DIRECTION = Begin at the first line of the data and copy each line through the one containing "1045, 1052, 1059];", that line included, with no pictures.
---------- INFORMATION SUPPLIED
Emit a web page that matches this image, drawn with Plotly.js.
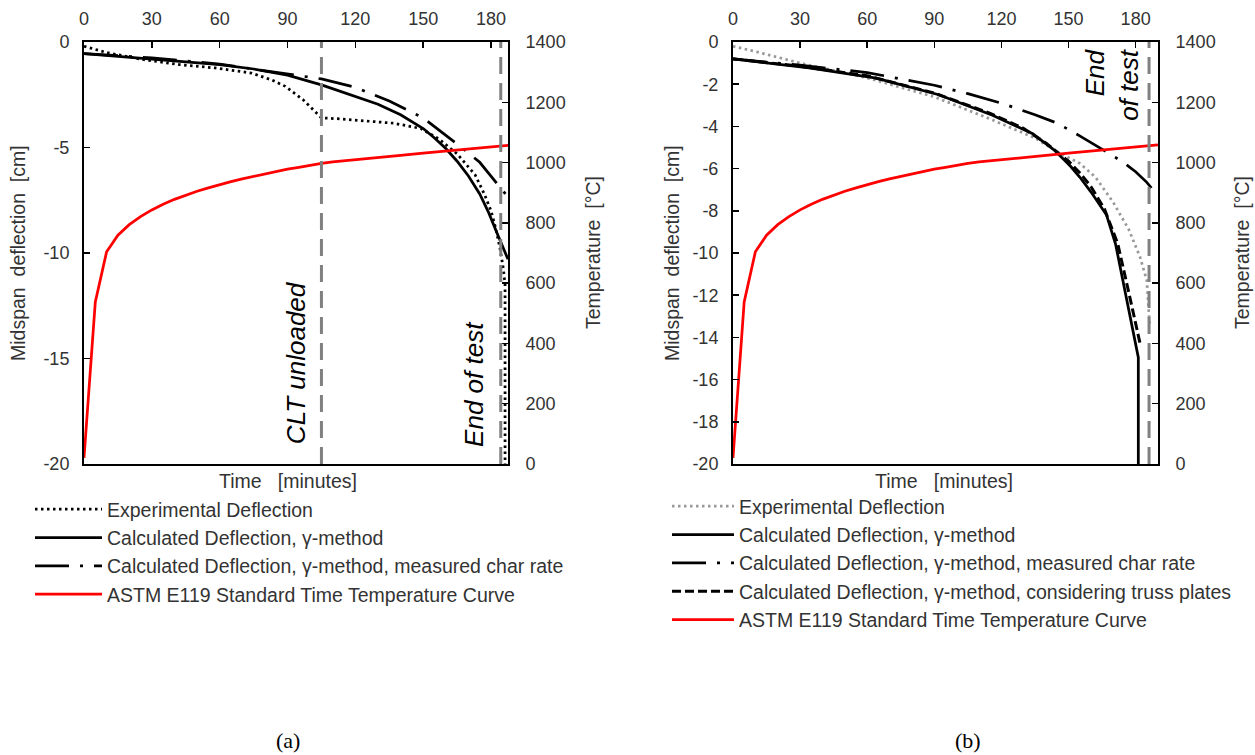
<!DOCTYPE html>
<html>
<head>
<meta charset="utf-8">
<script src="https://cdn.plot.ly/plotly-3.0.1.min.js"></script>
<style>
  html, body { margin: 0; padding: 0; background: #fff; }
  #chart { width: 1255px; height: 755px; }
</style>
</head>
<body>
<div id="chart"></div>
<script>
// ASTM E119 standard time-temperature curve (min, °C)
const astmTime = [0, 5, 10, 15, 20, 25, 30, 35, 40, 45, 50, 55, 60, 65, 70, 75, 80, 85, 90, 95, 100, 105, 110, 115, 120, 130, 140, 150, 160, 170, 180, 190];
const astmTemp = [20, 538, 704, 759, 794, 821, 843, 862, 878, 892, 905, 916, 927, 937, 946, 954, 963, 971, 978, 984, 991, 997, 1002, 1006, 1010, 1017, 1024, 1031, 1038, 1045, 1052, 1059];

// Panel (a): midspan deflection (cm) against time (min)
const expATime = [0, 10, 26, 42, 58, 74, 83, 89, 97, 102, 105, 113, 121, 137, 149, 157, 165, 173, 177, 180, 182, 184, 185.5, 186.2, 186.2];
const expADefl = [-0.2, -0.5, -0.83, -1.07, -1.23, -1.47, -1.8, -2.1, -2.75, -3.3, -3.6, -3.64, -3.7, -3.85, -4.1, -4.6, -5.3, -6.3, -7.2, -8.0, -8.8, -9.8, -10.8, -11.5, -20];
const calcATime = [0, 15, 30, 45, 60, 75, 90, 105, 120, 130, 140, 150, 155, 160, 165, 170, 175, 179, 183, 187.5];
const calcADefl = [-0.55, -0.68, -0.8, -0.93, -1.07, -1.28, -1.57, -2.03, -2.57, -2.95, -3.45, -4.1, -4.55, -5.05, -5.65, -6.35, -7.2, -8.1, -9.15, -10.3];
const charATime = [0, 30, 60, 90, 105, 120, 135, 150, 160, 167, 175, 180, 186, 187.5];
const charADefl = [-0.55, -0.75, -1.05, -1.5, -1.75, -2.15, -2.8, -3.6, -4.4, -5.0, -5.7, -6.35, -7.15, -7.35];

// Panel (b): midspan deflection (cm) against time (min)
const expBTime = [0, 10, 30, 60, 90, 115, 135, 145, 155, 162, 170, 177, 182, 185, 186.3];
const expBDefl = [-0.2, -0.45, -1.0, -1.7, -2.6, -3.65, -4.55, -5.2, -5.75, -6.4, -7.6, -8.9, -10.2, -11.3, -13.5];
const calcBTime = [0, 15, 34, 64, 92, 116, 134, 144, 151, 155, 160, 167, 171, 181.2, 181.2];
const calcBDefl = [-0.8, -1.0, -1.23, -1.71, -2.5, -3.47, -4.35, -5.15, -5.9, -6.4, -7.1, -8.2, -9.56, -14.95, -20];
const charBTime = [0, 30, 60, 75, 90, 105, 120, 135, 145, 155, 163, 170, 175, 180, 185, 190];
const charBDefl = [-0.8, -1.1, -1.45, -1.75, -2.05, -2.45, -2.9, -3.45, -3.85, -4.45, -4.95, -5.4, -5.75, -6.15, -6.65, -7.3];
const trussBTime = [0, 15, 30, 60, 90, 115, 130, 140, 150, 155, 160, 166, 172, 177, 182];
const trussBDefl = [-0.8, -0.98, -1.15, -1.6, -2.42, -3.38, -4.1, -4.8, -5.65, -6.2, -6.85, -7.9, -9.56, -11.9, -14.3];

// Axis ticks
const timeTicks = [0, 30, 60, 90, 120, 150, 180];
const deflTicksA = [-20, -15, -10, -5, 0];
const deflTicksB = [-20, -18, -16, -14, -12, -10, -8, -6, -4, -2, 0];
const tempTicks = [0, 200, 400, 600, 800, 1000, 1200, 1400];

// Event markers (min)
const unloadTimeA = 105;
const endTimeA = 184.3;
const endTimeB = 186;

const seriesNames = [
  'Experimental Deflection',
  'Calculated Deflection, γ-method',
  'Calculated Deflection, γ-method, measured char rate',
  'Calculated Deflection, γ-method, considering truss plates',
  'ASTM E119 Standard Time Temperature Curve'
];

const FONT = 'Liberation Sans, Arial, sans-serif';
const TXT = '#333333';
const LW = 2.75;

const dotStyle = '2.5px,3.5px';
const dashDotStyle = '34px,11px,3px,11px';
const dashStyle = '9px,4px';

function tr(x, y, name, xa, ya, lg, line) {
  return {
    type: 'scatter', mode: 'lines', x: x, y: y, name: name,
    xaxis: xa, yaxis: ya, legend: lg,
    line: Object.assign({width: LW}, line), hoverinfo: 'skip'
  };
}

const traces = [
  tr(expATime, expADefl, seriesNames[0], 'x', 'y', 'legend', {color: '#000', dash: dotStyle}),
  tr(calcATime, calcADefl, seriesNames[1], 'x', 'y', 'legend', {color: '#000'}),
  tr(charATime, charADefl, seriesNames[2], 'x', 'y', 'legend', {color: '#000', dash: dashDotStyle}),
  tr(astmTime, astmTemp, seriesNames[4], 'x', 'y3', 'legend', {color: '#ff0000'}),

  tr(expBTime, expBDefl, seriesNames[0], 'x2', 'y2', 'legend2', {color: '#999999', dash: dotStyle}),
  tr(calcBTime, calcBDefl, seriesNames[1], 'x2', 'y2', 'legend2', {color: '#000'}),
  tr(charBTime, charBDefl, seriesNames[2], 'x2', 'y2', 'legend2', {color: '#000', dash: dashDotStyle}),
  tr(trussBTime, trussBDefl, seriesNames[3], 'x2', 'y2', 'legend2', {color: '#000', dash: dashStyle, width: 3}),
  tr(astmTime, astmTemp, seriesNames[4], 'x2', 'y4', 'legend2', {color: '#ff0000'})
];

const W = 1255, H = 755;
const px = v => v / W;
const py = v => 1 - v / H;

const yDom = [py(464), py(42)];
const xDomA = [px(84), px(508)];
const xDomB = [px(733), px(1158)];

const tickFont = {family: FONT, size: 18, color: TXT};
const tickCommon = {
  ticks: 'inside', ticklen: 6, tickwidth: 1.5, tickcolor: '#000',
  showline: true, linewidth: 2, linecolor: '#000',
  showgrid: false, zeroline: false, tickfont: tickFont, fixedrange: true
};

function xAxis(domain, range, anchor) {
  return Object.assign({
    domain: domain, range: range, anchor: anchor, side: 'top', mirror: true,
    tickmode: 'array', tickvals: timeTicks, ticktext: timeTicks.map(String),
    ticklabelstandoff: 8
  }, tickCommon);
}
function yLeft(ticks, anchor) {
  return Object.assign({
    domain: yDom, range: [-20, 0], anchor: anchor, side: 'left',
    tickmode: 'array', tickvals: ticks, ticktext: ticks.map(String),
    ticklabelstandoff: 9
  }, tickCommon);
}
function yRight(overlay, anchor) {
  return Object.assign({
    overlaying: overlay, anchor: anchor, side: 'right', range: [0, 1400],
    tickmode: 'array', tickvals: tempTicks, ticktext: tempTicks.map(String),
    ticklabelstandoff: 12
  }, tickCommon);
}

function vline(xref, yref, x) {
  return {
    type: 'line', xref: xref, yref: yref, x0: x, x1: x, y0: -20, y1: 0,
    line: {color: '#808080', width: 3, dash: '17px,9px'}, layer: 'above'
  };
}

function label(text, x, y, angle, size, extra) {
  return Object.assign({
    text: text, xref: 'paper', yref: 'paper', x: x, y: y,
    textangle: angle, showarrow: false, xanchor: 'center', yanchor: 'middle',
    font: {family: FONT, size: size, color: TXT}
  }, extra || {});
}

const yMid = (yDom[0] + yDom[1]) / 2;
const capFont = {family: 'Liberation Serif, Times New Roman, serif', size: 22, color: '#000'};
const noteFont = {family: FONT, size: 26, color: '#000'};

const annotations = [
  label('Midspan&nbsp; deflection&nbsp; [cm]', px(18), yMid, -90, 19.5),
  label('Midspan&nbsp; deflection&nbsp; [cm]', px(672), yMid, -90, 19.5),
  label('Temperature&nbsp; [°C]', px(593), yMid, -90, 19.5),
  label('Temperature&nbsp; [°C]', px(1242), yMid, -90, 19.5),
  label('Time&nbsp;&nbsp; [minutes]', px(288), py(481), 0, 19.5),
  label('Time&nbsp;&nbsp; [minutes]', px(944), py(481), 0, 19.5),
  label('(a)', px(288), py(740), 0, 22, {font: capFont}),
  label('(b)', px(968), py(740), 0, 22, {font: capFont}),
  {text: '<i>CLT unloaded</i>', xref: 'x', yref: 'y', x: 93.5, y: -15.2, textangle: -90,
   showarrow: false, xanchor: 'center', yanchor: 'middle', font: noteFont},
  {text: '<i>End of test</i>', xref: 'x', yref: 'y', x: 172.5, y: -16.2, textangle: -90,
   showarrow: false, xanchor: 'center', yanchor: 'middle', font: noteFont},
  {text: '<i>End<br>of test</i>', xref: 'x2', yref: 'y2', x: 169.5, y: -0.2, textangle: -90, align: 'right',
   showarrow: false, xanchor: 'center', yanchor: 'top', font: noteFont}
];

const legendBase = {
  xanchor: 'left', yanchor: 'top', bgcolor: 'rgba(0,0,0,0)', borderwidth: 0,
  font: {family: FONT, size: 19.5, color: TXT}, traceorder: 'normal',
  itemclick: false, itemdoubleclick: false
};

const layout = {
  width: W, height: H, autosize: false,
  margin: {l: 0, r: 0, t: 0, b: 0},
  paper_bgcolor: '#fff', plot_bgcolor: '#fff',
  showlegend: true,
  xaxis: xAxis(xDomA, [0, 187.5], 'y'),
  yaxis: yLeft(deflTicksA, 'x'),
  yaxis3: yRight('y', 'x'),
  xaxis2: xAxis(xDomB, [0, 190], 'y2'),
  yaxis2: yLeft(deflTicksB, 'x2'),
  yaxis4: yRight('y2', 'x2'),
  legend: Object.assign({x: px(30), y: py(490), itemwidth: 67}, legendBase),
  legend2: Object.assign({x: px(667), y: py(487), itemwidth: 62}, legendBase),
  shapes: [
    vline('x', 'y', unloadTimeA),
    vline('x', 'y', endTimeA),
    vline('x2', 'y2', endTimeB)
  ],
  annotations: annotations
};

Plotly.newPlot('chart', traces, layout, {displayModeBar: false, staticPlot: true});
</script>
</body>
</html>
--------------------
COMPLETE OUTPUT =
Emit a web page that matches this image, drawn with Plotly.js.
<!DOCTYPE html>
<html>
<head>
<meta charset="utf-8">
<script src="https://cdn.plot.ly/plotly-3.0.1.min.js"></script>
<style>
  html, body { margin: 0; padding: 0; background: #fff; }
  #chart { width: 1255px; height: 755px; }
</style>
</head>
<body>
<div id="chart"></div>
<script>
// ASTM E119 standard time-temperature curve (min, °C)
const astmTime = [0, 5, 10, 15, 20, 25, 30, 35, 40, 45, 50, 55, 60, 65, 70, 75, 80, 85, 90, 95, 100, 105, 110, 115, 120, 130, 140, 150, 160, 170, 180, 190];
const astmTemp = [20, 538, 704, 759, 794, 821, 843, 862, 878, 892, 905, 916, 927, 937, 946, 954, 963, 971, 978, 984, 991, 997, 1002, 1006, 1010, 1017, 1024, 1031, 1038, 1045, 1052, 1059];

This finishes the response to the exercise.